Estonian Ulo Nugis, 65, said he stood with colleagues after marching to the chain with a factory band.
“The feeling of solidarity in the Baltic chain was extraordinary, something you remember forever,’’ said Nugis, who as a lawmaker in 1990-1992 steered Estonia to freedom.
Both will be among the crowds Saturday and Sunday commemorating the watershed in the Balts’ drive for independence from Moscow — finally achieved as the Soviet Union crumbled in 1991.
Participants won’t re-enact the actual chain — mustering two million people from a total seven million is a tall order — but events include a 24-hour relay along the route.
Runners will include Latvia’s President Valdis Zatlers, 54.
“Twenty years ago, the people of Estonia, Latvia and Lithuania joined hands to dream the dream of freedom,’’ Zatlers said this week.

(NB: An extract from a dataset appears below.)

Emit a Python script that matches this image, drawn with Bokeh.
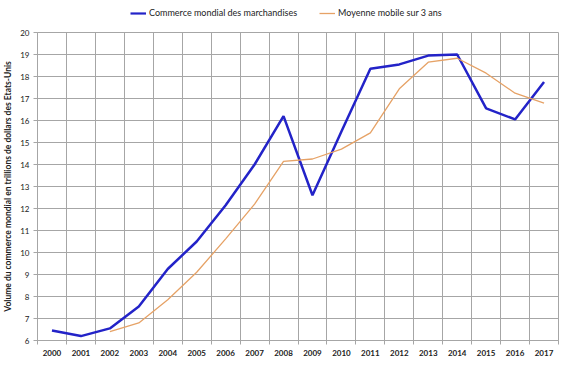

“The strength of unity among the three nations meant that the whole world heard us. The event was recalled as a unique testimony of the Singing Revolution,’’ he said.
The “Singing Revolution’’ began in 1987, rooted in the region’s vibrant choral tradition. Hundreds of thousands massed to sing banned, patriotic hymns.
Footage of the human chain was this year inscribed in UNESCO’s Memory of the World Register, a list of 193 archives of global significance. August 23, 1989 was deeply symbolic.
It was the 50th anniversary of the notorious Molotov-Ribbentrop Pact, a non-aggression deal the Soviet Union and Nazi Germany signed a week before World War II.
The pact — which many Russian historians argue was essential because the West failed repeatedly to stand up to Nazi expansion — included secret protocols carving up Poland and allotting the Baltic states to the Soviets.
Berlin and Moscow invaded Poland in September 1939. In 1940 the Soviets annexed the Baltic trio, which had only been independent since Tsarist Russia’s demise during World War I.